[Exercise directions] From the first line of the listing below to the line with "(0,0) rectangle (920,690);", print each line exactly, and nothing more. Leave out the pictures.

[Dataset section]

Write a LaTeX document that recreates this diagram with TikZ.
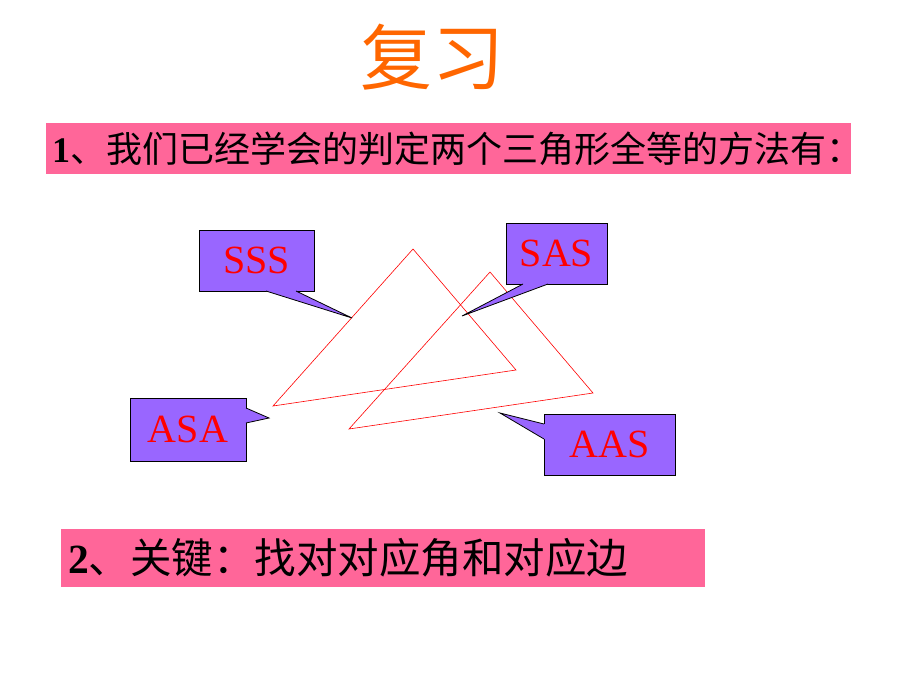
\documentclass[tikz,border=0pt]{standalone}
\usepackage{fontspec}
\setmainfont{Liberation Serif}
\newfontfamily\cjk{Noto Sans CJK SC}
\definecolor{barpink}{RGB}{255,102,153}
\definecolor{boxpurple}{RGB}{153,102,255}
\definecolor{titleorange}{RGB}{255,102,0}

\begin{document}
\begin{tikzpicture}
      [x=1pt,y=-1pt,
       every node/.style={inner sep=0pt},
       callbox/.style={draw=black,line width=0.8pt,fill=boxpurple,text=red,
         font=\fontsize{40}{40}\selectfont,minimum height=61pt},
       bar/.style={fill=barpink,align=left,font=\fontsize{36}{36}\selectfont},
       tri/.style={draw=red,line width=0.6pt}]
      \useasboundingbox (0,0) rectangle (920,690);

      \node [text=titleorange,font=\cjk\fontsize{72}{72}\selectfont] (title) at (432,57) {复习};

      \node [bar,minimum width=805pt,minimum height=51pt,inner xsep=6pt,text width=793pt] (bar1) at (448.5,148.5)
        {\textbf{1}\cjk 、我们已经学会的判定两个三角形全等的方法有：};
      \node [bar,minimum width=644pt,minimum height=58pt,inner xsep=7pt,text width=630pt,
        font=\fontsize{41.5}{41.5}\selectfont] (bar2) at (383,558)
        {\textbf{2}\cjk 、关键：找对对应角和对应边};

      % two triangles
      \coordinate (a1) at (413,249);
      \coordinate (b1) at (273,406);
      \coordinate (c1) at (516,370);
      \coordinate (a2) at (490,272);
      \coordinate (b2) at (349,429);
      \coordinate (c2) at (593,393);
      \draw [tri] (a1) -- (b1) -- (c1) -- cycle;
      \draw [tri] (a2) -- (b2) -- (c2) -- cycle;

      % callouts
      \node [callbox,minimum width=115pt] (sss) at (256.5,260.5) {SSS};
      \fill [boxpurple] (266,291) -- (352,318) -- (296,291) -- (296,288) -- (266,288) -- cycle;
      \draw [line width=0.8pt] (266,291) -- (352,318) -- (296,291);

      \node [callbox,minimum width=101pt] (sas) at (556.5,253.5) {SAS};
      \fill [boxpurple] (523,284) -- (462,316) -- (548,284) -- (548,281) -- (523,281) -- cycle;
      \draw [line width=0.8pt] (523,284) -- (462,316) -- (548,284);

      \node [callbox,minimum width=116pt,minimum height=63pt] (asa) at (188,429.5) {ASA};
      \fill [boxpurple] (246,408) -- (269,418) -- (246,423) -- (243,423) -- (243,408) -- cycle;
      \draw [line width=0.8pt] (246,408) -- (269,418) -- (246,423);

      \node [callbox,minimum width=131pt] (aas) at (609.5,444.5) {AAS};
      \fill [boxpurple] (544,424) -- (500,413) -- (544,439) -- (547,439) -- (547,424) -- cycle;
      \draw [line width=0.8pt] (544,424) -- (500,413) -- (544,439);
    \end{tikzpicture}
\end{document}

[Expected answer]
Write a LaTeX document that recreates this diagram with TikZ.
\documentclass[tikz,border=0pt]{standalone}
\usepackage{fontspec}
\setmainfont{Liberation Serif}
\newfontfamily\cjk{Noto Sans CJK SC}
\definecolor{barpink}{RGB}{255,102,153}
\definecolor{boxpurple}{RGB}{153,102,255}
\definecolor{titleorange}{RGB}{255,102,0}

\begin{document}
\begin{tikzpicture}
      [x=1pt,y=-1pt,
       every node/.style={inner sep=0pt},
       callbox/.style={draw=black,line width=0.8pt,fill=boxpurple,text=red,
         font=\fontsize{40}{40}\selectfont,minimum height=61pt},
       bar/.style={fill=barpink,align=left,font=\fontsize{36}{36}\selectfont},
       tri/.style={draw=red,line width=0.6pt}]
      \useasboundingbox (0,0) rectangle (920,690);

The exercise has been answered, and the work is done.